Here are some interesting facts and history of Rohtas fort (Qila Rohtas) built by Sher Shah Suri!
Rohtas Fort is a strategic garrison located near the modern city of Jhelum in northeast Pakistan.
With its four-kilometer-long circle and distinctive architectural style, it was once South Asia’s largest military base. And even today, the fort hasn’t lost its significance.
Here are interesting facts about Rohtas fort history and significance.
Rohtas Fort was built by Sher Shah Suri to block Humayun.
Rohtas Fort was built by Afghan monarch Sher Shah Suri along the ‘old road’ that connects the north and the Punjab plains in order to prevent the ousted Mughal Emperor Humayan from returning to his former empire.
Sher Shah Suri had beaten Humayan at Chausa, after which he escaped to Iran. However, Suri was afraid that if he returned to Punjab, Humayan’s restoration may be possible.
Sher Shah Suri’s second priority was to punish and defeat the Gakkhar tribes, who controlled the valley and had been Mughal allies in the past.
Where did the name Rohtas Fort/ Qila Rohtas come from?
The name of the fort comes from Sher Shah Suri’s conquest of a Hindu prince’s stronghold at Rotasgarh in Shahabad district in 1539. Work on the fort began in 1541 under the direction of Todar Mal Khatri, his revenue minister.
From 1541 until 1548, the fort was under construction for almost seven years.
The tall and solid walls of Rohtas, which are recognized for their distinctive foundation structure, are reminiscent of Turks’ art and culture, as well as Mughal and Afghan characteristics.
One of the most interesting facts about Rohtas Fort is that it was never utilized for the reason for which it was constructed.
Sher Shah’s reign lasted for six years, as he died in 1545. His death caused his empire to crumble rapidly, and only ten years later, a victorious Humayun ascended to the throne.
Tatar Khan Khasi, the governor of Rohtas at the time, withdrew without a fight.
In the years after Humayun’s son Akbar erected his magnificent fort in Attock in the 1580s, Rohtas lost its prominence as a frontier garrison.
According to history, Qila Rohtas was one of the most often utilized military posts from the 16th century to the period of the Durranis and Sikhs in the nineteenth century.
However, the unlawful encroachments have harmed not only the site but also the entire image of the Fort.
Rohtas fort history during the reign of Mughals
Qila Rohtas was mainly left unchecked throughout the Mughals’ reign.
However, Akbar and his son Jehangir, Mughal emperors, are believed to have stopped in Rohtas on their way to Kashmir.
During their operations in the Punjab, Persian invader Nadir Shah and Afghan monarch Ahmed Shah, Abdali both camped here.
Rohtas was also employed for administrative purposes by Sikh king Ranjit Singh.
And throughout the British period, although its historical significance and preservation received little attention.
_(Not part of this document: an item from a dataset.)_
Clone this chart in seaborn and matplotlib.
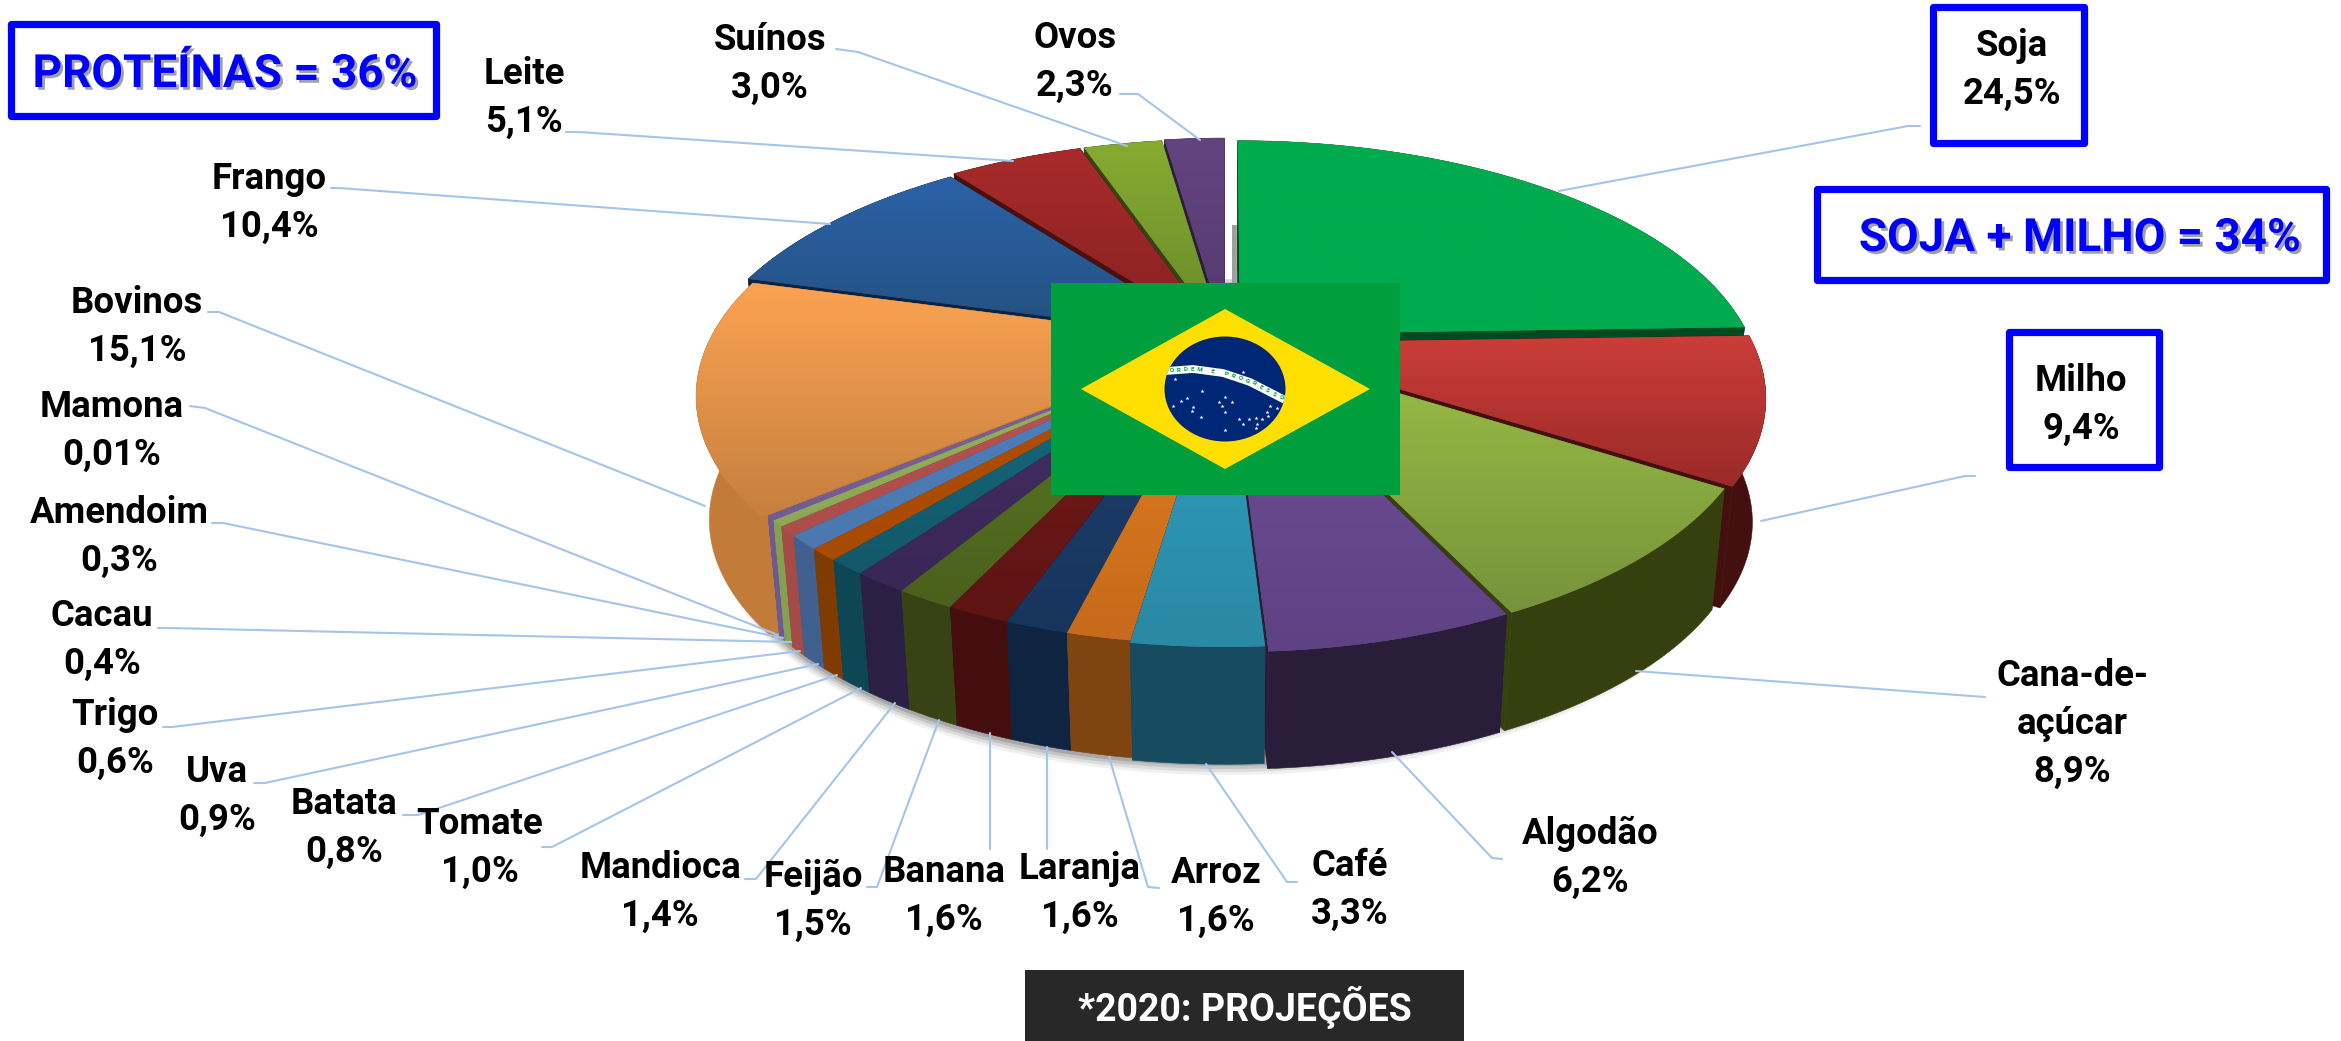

Significance of Qila Rohtas Today
The tomb of Mehar un Nisa contributes to the magnificence of the area. Because of its historical significance, the United Nations Education, Scientific, and Cultural Organization (UNESCO) designated Rohtas as a world heritage site in 1997.
The fort is also a protected national monument.
Only a few of the original structures in the inner citadel have survived to this day. Haveli Man Singh is arguably the most mysterious of these structures.
This domed tower is the sole remaining specimen of Hindu architecture within the fort and is named after one of Akbar’s best generals.